Regarding HOF and rewriting, one approach would be to indiscriminately modify the return value of every function to return the new value of each parameter. For example,

a = f(x, y)

would be systemically rewritten as:

a, f, x, y = f(x, y)

If f modifies its closure, it would return a new f. Unmodified closure/arguments would be returned as they are.

The rest of the transform would consist of propagating changes through every operation that does aliasing (which includes closure creation). Of course, that, also, is a big problem, but there could be a generic way to handle it, e.g. upon setting x_1, x_0 = f(t_0) could entail t_1 = inv(f)(t_0, x_1), where e.g. inv(getitem) == setitem, and then y_0 = g(t_0) would entail y_1 = realias(g)(t_1) where realias(g) is a pure version of g that refreshes aliasing (realias(getitem) == getitem). In other words, we propagate changes backward through alias-creating operations (i.e. if we update a value we got from a tuple, we update that tuple), and then forward again (i.e. if we get other values from that tuple, we need to refresh them).

To be honest, I don't know if this procedure works. I don't know if it's consistent (update rules could clash), and I don't know if it even has an equilibrium, because at a glance it kind of looks like it'd loop forever. But the idea is to devise a transform that's purely syntactic and doesn't require analysis.
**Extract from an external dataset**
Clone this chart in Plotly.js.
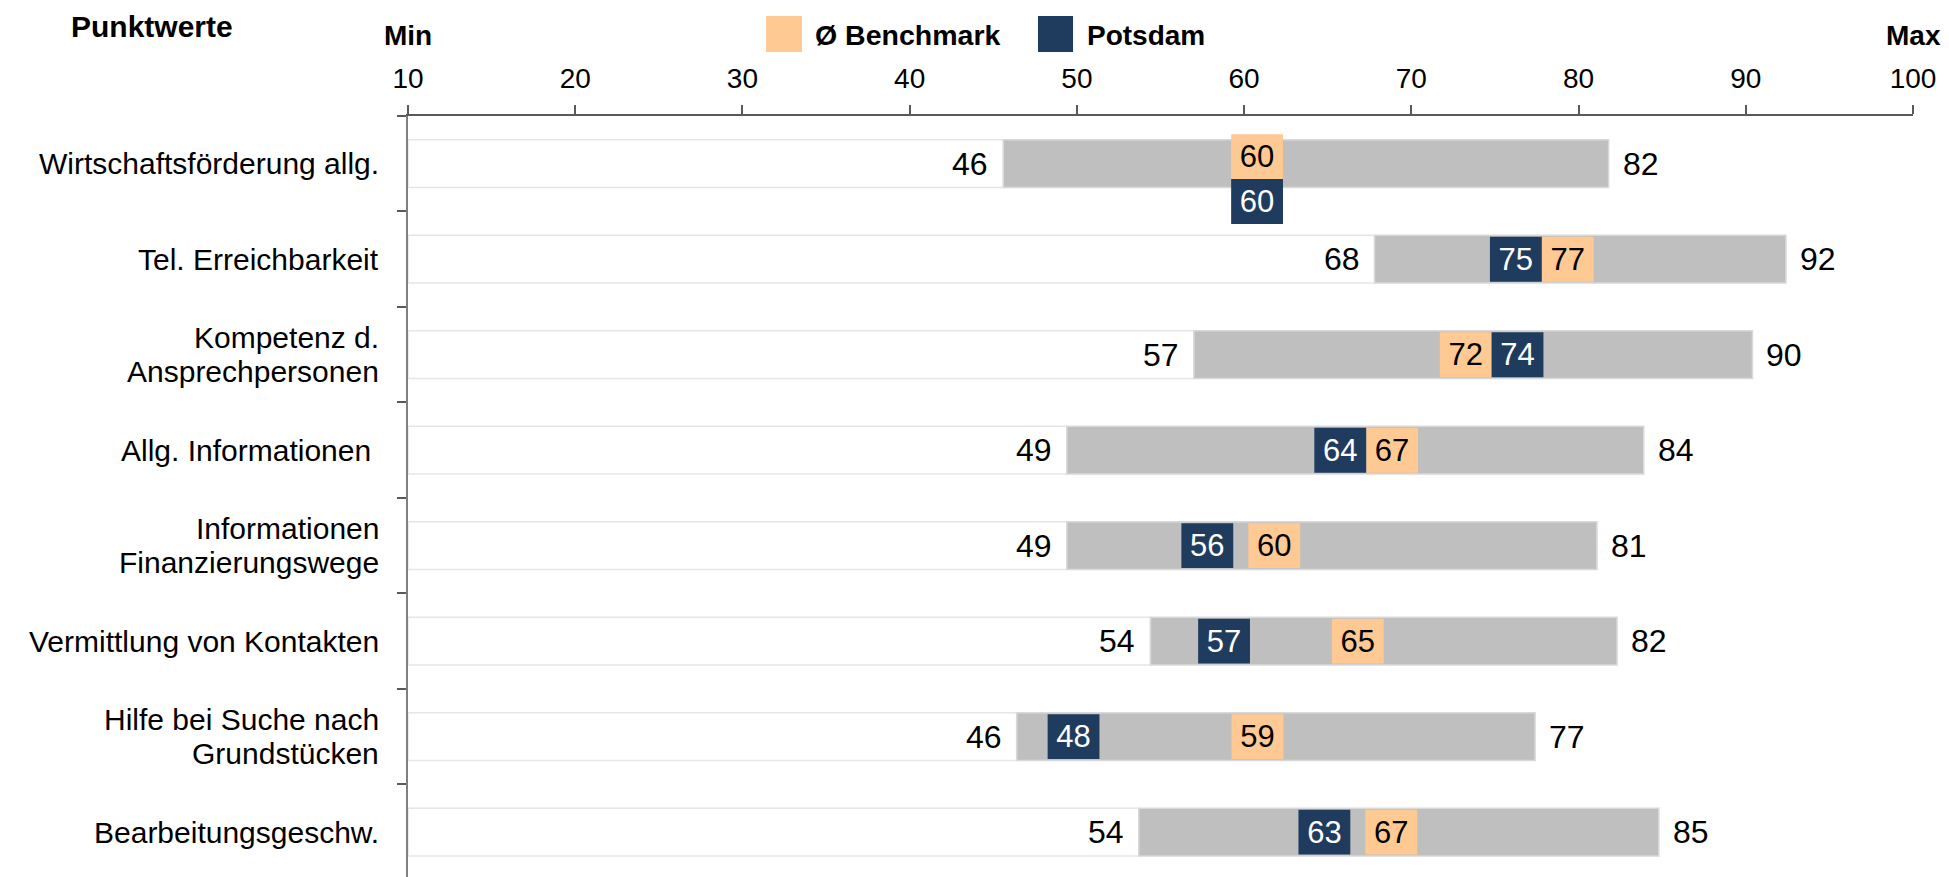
<!DOCTYPE html>
<html>
<head>
<meta charset="utf-8">
<script src="https://cdn.plot.ly/plotly-3.0.1.min.js"></script>
<style>
  html, body { margin: 0; padding: 0; background: #ffffff; }
  #chart { width: 1949px; height: 877px; }
</style>
</head>
<body>
<div id="chart"></div>
<script>
// ---- data ----
const categories = [
  'Wirtschaftsförderung allg.',
  'Tel. Erreichbarkeit',
  'Kompetenz d.<br>Ansprechpersonen',
  'Allg. Informationen\u00a0',
  'Informationen<br>Finanzierungswege',
  'Vermittlung von Kontakten',
  'Hilfe bei Suche nach<br>Grundstücken',
  'Bearbeitungsgeschw.'
];
const minValues = [45.6, 67.8, 57.0, 49.4, 49.4, 54.4, 46.4, 53.7];
const maxValues = [81.8, 92.4, 90.4, 83.9, 81.1, 82.3, 77.4, 84.8];
const benchmark = [60, 77, 72, 67, 60, 65, 59, 67];
const potsdam   = [60, 75, 74, 64, 56, 57, 48, 63];
const xTickValues = [10, 20, 30, 40, 50, 60, 70, 80, 90, 100];
const legendNames = ['Ø Benchmark', 'Potsdam'];

// ---- style ----
const FONT = '"Liberation Sans", Arial, Helvetica, sans-serif';
const C_GRAY = '#BFBFBF';
const C_BENCH = '#FFC993';
const C_POTS = '#1F3B5E';
const BOX_W = 3.1;      // width of value boxes (axis units)
const BOX_H = 0.47;     // thickness of value boxes (category units)
const BOX_SHIFT = 0.25; // small offset of box left edge from value
const BAR_H = 0.5;      // thickness of range bars
const AXIS_MIN = 10;
const CAT_FONT = 30;
const CAT_LINE = 34;    // line spacing of wrapped category labels (px)

// place value boxes: left edge at value, pushed apart if they collide;
// equal values are stacked vertically
const benchBase = [], potsBase = [], benchOff = [], potsOff = [];
for (let i = 0; i < categories.length; i++) {
  const b = benchmark[i], p = potsdam[i];
  if (b === p) {
    benchBase.push(b - BOX_W / 4); potsBase.push(p - BOX_W / 4);
    benchOff.push(-0.31); potsOff.push(0.16);
  } else {
    const lo = Math.min(b, p) + BOX_SHIFT, hi = Math.max(b, p) + BOX_SHIFT;
    const overlap = Math.max(0, lo + BOX_W - hi);
    const loBase = lo - overlap / 2, hiBase = hi + overlap / 2;
    benchBase.push(b < p ? loBase : hiBase);
    potsBase.push(p < b ? loBase : hiBase);
    benchOff.push(-BOX_H / 2); potsOff.push(-BOX_H / 2);
  }
}

const traces = [
  { // white lead-in segment from axis start to min
    type: 'bar', orientation: 'h', y: categories,
    base: categories.map(() => AXIS_MIN),
    x: minValues.map(v => v - AXIS_MIN),
    width: BAR_H,
    marker: { color: '#ffffff', line: { color: '#E6E6E6', width: 1.5 } },
    hoverinfo: 'skip', showlegend: false
  },
  { // range min..max
    type: 'bar', orientation: 'h', y: categories,
    base: minValues,
    x: maxValues.map((v, i) => v - minValues[i]),
    width: BAR_H,
    marker: { color: C_GRAY, line: { color: '#D9D9D9', width: 1.5 } },
    hoverinfo: 'skip', showlegend: false
  },
  {
    type: 'bar', orientation: 'h', name: legendNames[0], y: categories,
    base: benchBase, x: benchmark.map(() => BOX_W),
    width: BOX_H, offset: benchOff,
    marker: { color: C_BENCH, line: { width: 0 } },
    text: benchmark.map(String), textposition: 'inside', insidetextanchor: 'middle',
    constraintext: 'none', textangle: 0,
    textfont: { family: FONT, size: 31, color: '#000000' },
    hoverinfo: 'skip', showlegend: false
  },
  {
    type: 'bar', orientation: 'h', name: legendNames[1], y: categories,
    base: potsBase, x: potsdam.map(() => BOX_W),
    width: BOX_H, offset: potsOff,
    marker: { color: C_POTS, line: { width: 0 } },
    text: potsdam.map(String), textposition: 'inside', insidetextanchor: 'middle',
    constraintext: 'none', textangle: 0,
    textfont: { family: FONT, size: 31, color: '#ffffff' },
    hoverinfo: 'skip', showlegend: false
  }
];

const annotations = [];
for (let i = 0; i < categories.length; i++) {
  // category labels (tight line spacing for wrapped labels)
  const lines = categories[i].split('<br>');
  lines.forEach((ln, k) => {
    annotations.push({
      x: 0, y: categories[i], xref: 'paper', yref: 'y',
      text: ln, showarrow: false, xanchor: 'right', yanchor: 'middle',
      xshift: -28, yshift: ((lines.length - 1) / 2 - k) * CAT_LINE, borderpad: 0,
      font: { family: FONT, size: CAT_FONT, color: '#000000' }
    });
  });
  annotations.push({
    x: minValues[i], y: categories[i], xref: 'x', yref: 'y',
    text: String(Math.round(minValues[i])), showarrow: false,
    xanchor: 'right', yanchor: 'middle', xshift: -13,
    font: { family: FONT, size: 32, color: '#000000' }
  });
  annotations.push({
    x: maxValues[i], y: categories[i], xref: 'x', yref: 'y',
    text: String(Math.round(maxValues[i])), showarrow: false,
    xanchor: 'left', yanchor: 'middle', xshift: 12,
    font: { family: FONT, size: 32, color: '#000000' }
  });
}
// header texts
annotations.push({ x: -0.170, y: 1.118, xref: 'paper', yref: 'paper', text: '<b>Punktwerte</b>',
  showarrow: false, xanchor: 'center', yanchor: 'middle', font: { family: FONT, size: 30, color: '#000' } });
annotations.push({ x: xTickValues[0], y: 1.106, xref: 'x', yref: 'paper', text: '<b>Min</b>',
  showarrow: false, xanchor: 'center', yanchor: 'middle', font: { family: FONT, size: 28, color: '#000' } });
annotations.push({ x: xTickValues[xTickValues.length - 1], y: 1.106, xref: 'x', yref: 'paper', text: '<b>Max</b>',
  showarrow: false, xanchor: 'center', yanchor: 'middle', font: { family: FONT, size: 28, color: '#000' } });
// legend labels
annotations.push({ x: 0.2691, y: 1.106, xref: 'paper', yref: 'paper', text: '<b>' + legendNames[0] + '</b>',
  showarrow: false, xanchor: 'left', yanchor: 'middle', font: { family: FONT, size: 28.5, color: '#000' } });
annotations.push({ x: 0.4498, y: 1.106, xref: 'paper', yref: 'paper', text: '<b>' + legendNames[1] + '</b>',
  showarrow: false, xanchor: 'left', yanchor: 'middle', font: { family: FONT, size: 28, color: '#000' } });

const shapes = [
  { type: 'rect', xref: 'paper', yref: 'paper', x0: 0.2379, x1: 0.2618, y0: 1.0841, y1: 1.1314,
    fillcolor: C_BENCH, line: { width: 0 } },
  { type: 'rect', xref: 'paper', yref: 'paper', x0: 0.4186, x1: 0.4419, y0: 1.0841, y1: 1.1314,
    fillcolor: C_POTS, line: { width: 0 } }
];

const layout = {
  width: 1949, height: 877,
  margin: { l: 408, r: 36, t: 116, b: 0, pad: 0 },
  paper_bgcolor: '#ffffff', plot_bgcolor: '#ffffff',
  barmode: 'overlay',
  showlegend: false,
  font: { family: FONT, color: '#000000' },
  xaxis: {
    side: 'top', range: [10, 100], tickvals: xTickValues,
    showgrid: false, zeroline: false,
    showline: true, linecolor: '#595959', linewidth: 2,
    ticks: 'outside', ticklen: 9, tickcolor: '#595959', tickwidth: 1.5,
    ticklabelstandoff: 6,
    tickfont: { family: FONT, size: 28, color: '#000000' },
    fixedrange: true
  },
  yaxis: {
    type: 'category', categoryorder: 'array', categoryarray: categories,
    range: [7.47, -0.5],
    showgrid: false, zeroline: false,
    showline: true, linecolor: '#7F7F7F', linewidth: 2,
    ticks: 'outside', tickson: 'boundaries', ticklen: 9, tickcolor: '#595959', tickwidth: 1.5,
    showticklabels: false,
    fixedrange: true
  },
  annotations: annotations,
  shapes: shapes
};

Plotly.newPlot('chart', traces, layout, { displayModeBar: false, responsive: false });
</script>
</body>
</html>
It would result in utterly monstrous graphs (worse than grad) but that might be fine if the optimizer can simplify them.

breuleux commented 6 years ago

Hmm, my idea won't work, because it assumes parameters are not aliased at the beginning. If the body of f(x, y) modifies x, but it turns out y contains x, I have no way to track that.

Edit: unless changing x inserts the node y = copy_with_substitution(y, {x_0: x_1}). But that's getting sort of ridiculous and I'm sure there's some other cases I'm not considering.